- **The exercise**:
Restate the lines word for word, from the first line of the records through the line containing "from bokeh.resources import INLINE". Leave out the pictures and anything after that line.

- **Rows**:
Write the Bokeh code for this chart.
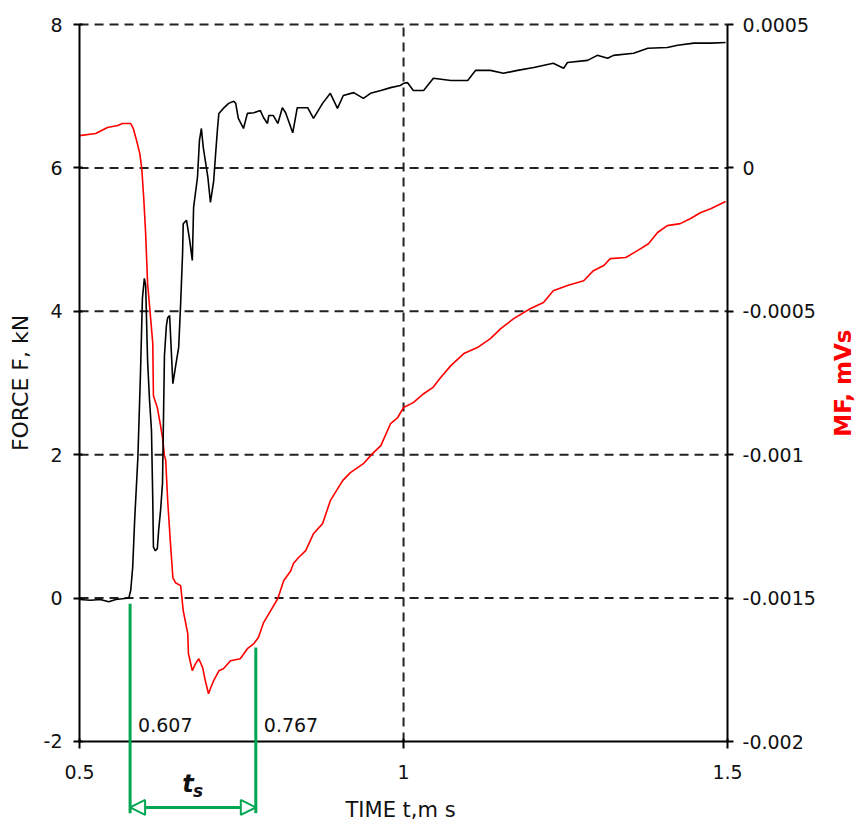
import math
from bokeh.plotting import figure
from bokeh.models import (Range1d, LinearAxis, FixedTicker, CustomJSTickFormatter,
                          Arrow, NormalHead, Label)
from bokeh.embed import file_html
from bokeh.resources import INLINE

# ---------------- data ----------------
force_t = [0.500, 0.517, 0.532, 0.545, 0.556, 0.566, 0.576, 0.579, 0.582, 0.585,
           0.590, 0.594, 0.597, 0.600, 0.602, 0.605, 0.608, 0.611, 0.613, 0.614,
           0.617, 0.620, 0.622, 0.625, 0.628, 0.631, 0.634, 0.636, 0.639, 0.644,
           0.648, 0.653, 0.656, 0.659, 0.660, 0.665, 0.670, 0.674, 0.676, 0.682,
           0.685, 0.688, 0.691, 0.698, 0.702, 0.707, 0.710, 0.713, 0.715, 0.722,
           0.730, 0.738, 0.741, 0.745, 0.753, 0.759, 0.769, 0.779, 0.784, 0.790,
           0.792, 0.799, 0.806, 0.813, 0.818, 0.829, 0.836, 0.852, 0.861, 0.875,
           0.887, 0.898, 0.907, 0.923, 0.938, 0.949, 0.965, 0.980, 0.995, 1.000,
           1.006, 1.015, 1.031, 1.046, 1.073, 1.099, 1.111, 1.134, 1.154, 1.176,
           1.201, 1.231, 1.247, 1.253, 1.284, 1.299, 1.315, 1.324, 1.355, 1.377,
           1.407, 1.423, 1.448, 1.474, 1.497]
force_kn = [-0.02, -0.03, -0.02, -0.05, -0.02, -0.01, 0.00, 0.11, 0.43, 1.08,
            1.96, 3.13, 4.18, 4.46, 4.36, 3.31, 2.76, 2.34, 1.36, 0.71,
            0.66, 0.69, 0.94, 1.22, 1.60, 3.38, 3.80, 3.91, 3.94, 2.99,
            3.22, 3.50, 4.11, 4.81, 5.22, 5.27, 4.99, 4.71, 5.45, 5.87,
            6.38, 6.55, 6.28, 5.87, 5.52, 5.82, 6.20, 6.56, 6.76, 6.83,
            6.90, 6.93, 6.90, 6.69, 6.55, 6.76, 6.77, 6.80, 6.70, 6.62,
            6.73, 6.73, 6.62, 6.84, 6.77, 6.49, 6.84, 6.84, 6.69, 6.90,
            7.04, 6.83, 7.01, 7.05, 6.97, 7.04, 7.08, 7.12, 7.15, 7.18,
            7.19, 7.08, 7.08, 7.25, 7.22, 7.22, 7.36, 7.36, 7.32, 7.36,
            7.40, 7.46, 7.39, 7.47, 7.50, 7.57, 7.53, 7.57, 7.60, 7.67,
            7.68, 7.71, 7.74, 7.74, 7.75]

mf_t = [0.500, 0.525, 0.543, 0.559, 0.566, 0.579, 0.583, 0.588, 0.593, 0.596,
        0.599, 0.602, 0.605, 0.610, 0.613, 0.614, 0.620, 0.625, 0.628, 0.631,
        0.633, 0.636, 0.640, 0.644, 0.648, 0.656, 0.660, 0.667, 0.668, 0.674,
        0.679, 0.684, 0.690, 0.694, 0.699, 0.702, 0.707, 0.715, 0.722, 0.733,
        0.748, 0.759, 0.769, 0.776, 0.784, 0.795, 0.806, 0.815, 0.826, 0.830,
        0.838, 0.849, 0.861, 0.875, 0.887, 0.906, 0.918, 0.938, 0.952, 0.965,
        0.980, 0.991, 1.000, 1.015, 1.031, 1.045, 1.057, 1.073, 1.093, 1.114,
        1.134, 1.150, 1.170, 1.196, 1.216, 1.231, 1.253, 1.278, 1.293, 1.309,
        1.319, 1.343, 1.361, 1.378, 1.392, 1.407, 1.427, 1.443, 1.458, 1.474,
        1.497]
mf_mvs = [0.000113, 0.000120, 0.000141, 0.000148, 0.000155, 0.000155, 0.000137, 0.000096, 0.000050, -0.000002,
          -0.000103, -0.000229, -0.000403, -0.000532, -0.000612, -0.000794, -0.000835, -0.000898, -0.000940, -0.001003,
          -0.001020, -0.001160, -0.001299, -0.001428, -0.001446, -0.001456, -0.001543, -0.001624, -0.001693, -0.001753,
          -0.001728, -0.001711, -0.001742, -0.001787, -0.001833, -0.001815, -0.001787, -0.001753, -0.001746, -0.001718,
          -0.001711, -0.001676, -0.001658, -0.001637, -0.001585, -0.001543, -0.001501, -0.001439, -0.001404, -0.001379,
          -0.001358, -0.001334, -0.001275, -0.001240, -0.001160, -0.001090, -0.001062, -0.001031, -0.000996, -0.000968,
          -0.000891, -0.000870, -0.000835, -0.000818, -0.000787, -0.000766, -0.000731, -0.000689, -0.000647, -0.000626,
          -0.000595, -0.000560, -0.000525, -0.000490, -0.000469, -0.000428, -0.000410, -0.000393, -0.000358, -0.000340,
          -0.000316, -0.000312, -0.000288, -0.000264, -0.000225, -0.000201, -0.000194, -0.000176, -0.000156, -0.000142,
          -0.000117]

x_ticks = [0.5, 1.0, 1.5]
force_ticks = [-2, 0, 2, 4, 6, 8]
mf_ticks = [-0.002, -0.0015, -0.001, -0.0005, 0.0, 0.0005]

x_title = "TIME t,m s"
force_title = "FORCE F, kN"
mf_title = "MF, mVs"

# t_s annotation (positions of the green markers, their labels)
ts_times = [0.578, 0.772]
ts_labels = ["0.607", "0.767"]
ts_top_force = [-0.08, -0.69]
ts_bottom_force = -3.0
ts_arrow_force = -2.92

FONT = "DejaVu Sans"
GREEN = "#00A651"
INK = "#111111"

# The frame covers the whole canvas; the axes are placed at fixed locations so
# that everything drawn around the axes box (t_s marks, titles) is not clipped.
X_VIEW = (0.378, 1.699)
F_VIEW = (-3.186, 8.335)
MF_VIEW = (-0.002296, 0.000584)

p = figure(width=856, height=826,
           x_range=Range1d(*X_VIEW), y_range=Range1d(*F_VIEW),
           output_backend="svg", toolbar_location=None,
           min_border_left=0, min_border_right=0,
           min_border_top=0, min_border_bottom=0)
p.extra_y_ranges = {"mf": Range1d(*MF_VIEW)}
p.outline_line_color = None
p.background_fill_color = "white"
p.border_fill_color = "white"
p.xgrid.visible = False
p.ygrid.visible = False
p.xaxis.visible = False
p.yaxis.visible = False

fmt = CustomJSTickFormatter(code="return tick.toString()")

ax_b = LinearAxis(ticker=FixedTicker(ticks=x_ticks), fixed_location=force_ticks[0],
                  bounds=(x_ticks[0], x_ticks[-1]))
ax_l = LinearAxis(ticker=FixedTicker(ticks=force_ticks), fixed_location=x_ticks[0],
                  bounds=(force_ticks[0], force_ticks[-1]))
ax_r = LinearAxis(y_range_name="mf", ticker=FixedTicker(ticks=mf_ticks),
                  fixed_location=x_ticks[-1], bounds=(mf_ticks[0], mf_ticks[-1]))
p.add_layout(ax_b, "below")
p.add_layout(ax_l, "left")
p.add_layout(ax_r, "right")

for ax in (ax_b, ax_l, ax_r):
    ax.formatter = fmt
    ax.axis_line_color = "black"
    ax.axis_line_width = 2
    ax.major_tick_line_color = "black"
    ax.major_tick_line_width = 2
    ax.minor_tick_line_color = None
    ax.major_label_text_font = FONT
    ax.major_label_text_font_size = "19px"
    ax.major_label_text_color = INK

ax_b.major_tick_in = 3
ax_b.major_tick_out = 7
ax_b.major_label_standoff = 17

ax_l.major_tick_in = 3
ax_l.major_tick_out = 6
ax_l.major_label_standoff = 11

ax_r.major_tick_in = 0
ax_r.major_tick_out = 6
ax_r.major_label_standoff = 9

# dashed grid lines inside the axes box
grid_kw = dict(line_color="#222222", line_width=2, line_dash="9 6")
gy = force_ticks[1:]
p.segment(x0=[x_ticks[0]] * len(gy), y0=gy, x1=[x_ticks[-1]] * len(gy), y1=gy, **grid_kw)
gx = x_ticks[1:-1]
p.segment(x0=gx, y0=[force_ticks[0]] * len(gx), x1=gx, y1=[force_ticks[-1]] * len(gx), **grid_kw)

p.line(mf_t, mf_mvs, y_range_name="mf", line_color="#FF0000", line_width=1.6)
p.line(force_t, force_kn, line_color="black", line_width=1.6)

# axis titles
p.add_layout(Label(x=x_ticks[0], y=(force_ticks[0] + force_ticks[-1]) / 2, text=force_title,
                   angle=math.pi / 2, x_offset=-59, text_align="center", text_baseline="middle",
                   text_font=FONT, text_font_size="22px", text_color=INK))
p.add_layout(Label(x=(x_ticks[0] + x_ticks[-1]) / 2, y=force_ticks[0], text=x_title,
                   x_offset=-3, y_offset=-69, text_align="center", text_baseline="alphabetic",
                   text_font=FONT, text_font_size="21px", text_color=INK))
p.add_layout(Label(x=x_ticks[-1], y=(mf_ticks[0] + mf_ticks[-1]) / 2, y_range_name="mf",
                   text=mf_title, angle=math.pi / 2, x_offset=115,
                   text_align="center", text_baseline="middle",
                   text_font=FONT, text_font_size="23px", text_font_style="bold",
                   text_color="#FF0000"))

# t_s markers
for t, top in zip(ts_times, ts_top_force):
    p.add_layout(Arrow(x_start=t, y_start=top, x_end=t, y_end=ts_bottom_force,
                       start=None, end=None, line_color=GREEN, line_width=3))
p.add_layout(Arrow(x_start=ts_times[0], y_start=ts_arrow_force,
                   x_end=ts_times[1], y_end=ts_arrow_force,
                   start=NormalHead(size=15, fill_color="white", line_color=GREEN, line_width=2),
                   end=NormalHead(size=15, fill_color="white", line_color=GREEN, line_width=2),
                   line_color=GREEN, line_width=3))
for t, lab in zip(ts_times, ts_labels):
    p.add_layout(Label(x=t, y=force_ticks[0], text=lab, x_offset=8, y_offset=16,
                       text_align="left", text_baseline="alphabetic",
                       text_font=FONT, text_font_size="19px", text_color=INK))
mid = (ts_times[0] + ts_times[1]) / 2
p.add_layout(Label(x=mid, y=force_ticks[0], text="t", x_offset=-5, y_offset=-43,
                   text_align="center", text_baseline="alphabetic",
                   text_font=FONT, text_font_size="24px", text_font_style="bold italic",
                   text_color=INK))
p.add_layout(Label(x=mid, y=force_ticks[0], text="s", x_offset=5, y_offset=-50,
                   text_align="center", text_baseline="alphabetic",
                   text_font=FONT, text_font_size="17px", text_font_style="bold italic",
                   text_color=INK))

open("out.html", "w").write(file_html(p, INLINE))
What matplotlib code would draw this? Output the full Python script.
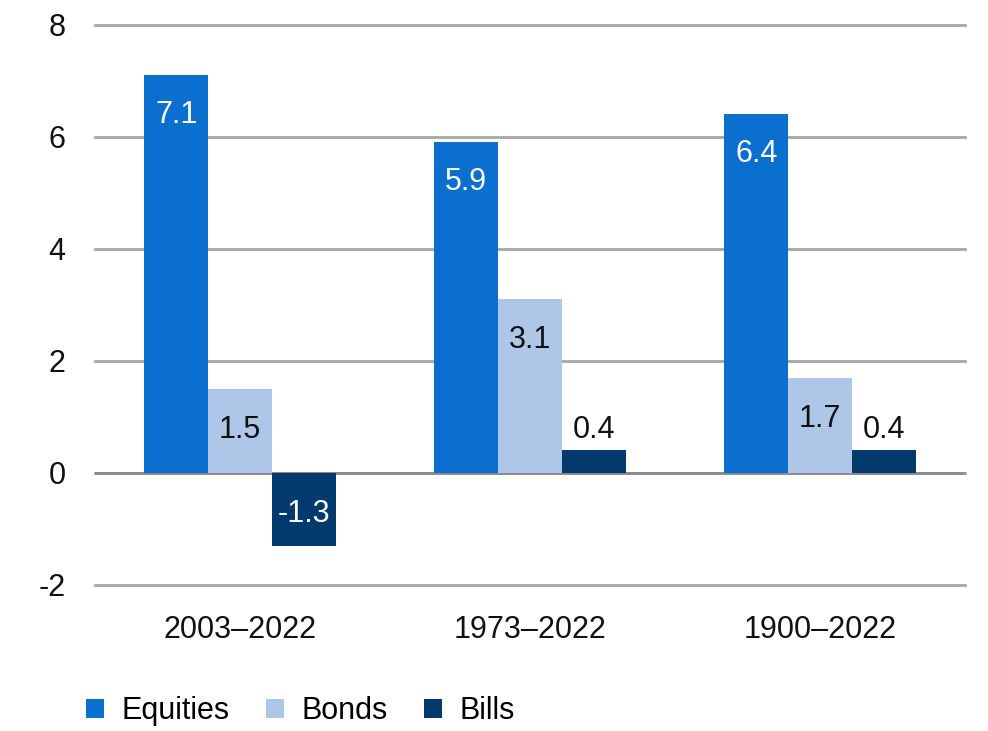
import numpy as np
import matplotlib.pyplot as plt

plt.rcParams['font.family'] = ['Liberation Sans', 'DejaVu Sans']
plt.rcParams['axes.unicode_minus'] = False

periods = ["2003\u20132022", "1973\u20132022", "1900\u20132022"]
equities = [7.1, 5.9, 6.4]
bonds = [1.5, 3.1, 1.7]
bills = [-1.3, 0.4, 0.4]

c_eq = '#0a6fcf'
c_bo = '#aec7e8'
c_bi = '#033a6e'

fig = plt.figure(figsize=(9.88, 7.31), dpi=100)
ax = fig.add_axes([0.096, 0.2, 0.881, 0.766])

x = np.arange(len(periods))
w = 0.22
fs = 22
px = 0.72  # points per pixel

b1 = ax.bar(x - w, equities, w, color=c_eq, label='Equities', zorder=3)
b2 = ax.bar(x, bonds, w, color=c_bo, label='Bonds', zorder=3)
b3 = ax.bar(x + w, bills, w, color=c_bi, label='Bills', zorder=3)

for xi, v in zip(x - w, equities):
    ax.annotate(f"{v:.1f}", (xi, v), xytext=(0, -40 * px), textcoords='offset points',
                ha='center', va='center', color='white', fontsize=fs, zorder=4)
for xi, v in zip(x, bonds):
    ax.annotate(f"{v:.1f}", (xi, v), xytext=(0, -41 * px), textcoords='offset points',
                ha='center', va='center', color='#111111', fontsize=fs, zorder=4)
for xi, v in zip(x + w, bills):
    if v < 0:
        ax.annotate(f"{v:.1f}", (xi, v), xytext=(0, 32 * px), textcoords='offset points',
                    ha='center', va='center', color='white', fontsize=fs, zorder=4)
    else:
        ax.annotate(f"{v:.1f}", (xi, v), xytext=(0, 20 * px), textcoords='offset points',
                    ha='center', va='center', color='#111111', fontsize=fs, zorder=4)

ax.set_ylim(-2, 8)
ax.set_xlim(-0.5, 2.5)
ax.set_yticks(range(-2, 9, 2))
ax.set_xticks(x)
ax.set_xticklabels(periods)
ax.yaxis.grid(True, color='#a6a6a6', lw=2, zorder=0)
for gl in ax.get_ygridlines():
    gl.set_clip_on(False)
ax.axhline(0, color='#8a8a8a', lw=2, zorder=2)
for s in ax.spines.values():
    s.set_visible(False)
ax.tick_params(axis='y', length=0, pad=21, labelsize=fs, colors='#111111')
ax.tick_params(axis='x', length=0, pad=22, labelsize=fs, colors='#111111')

fig.legend(handles=[b1, b2, b3], loc='center left', bbox_to_anchor=(0.087, 0.027),
           ncol=3, frameon=False, fontsize=fs, handlelength=0.6, handleheight=0.6,
           handletextpad=0.55, columnspacing=1.2, borderaxespad=0, borderpad=0)

fig.savefig('out.png', dpi=100)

- **Finished answer**:
Write the Bokeh code for this chart.
import math
from bokeh.plotting import figure
from bokeh.models import (Range1d, LinearAxis, FixedTicker, CustomJSTickFormatter,
                          Arrow, NormalHead, Label)
from bokeh.embed import file_html
from bokeh.resources import INLINE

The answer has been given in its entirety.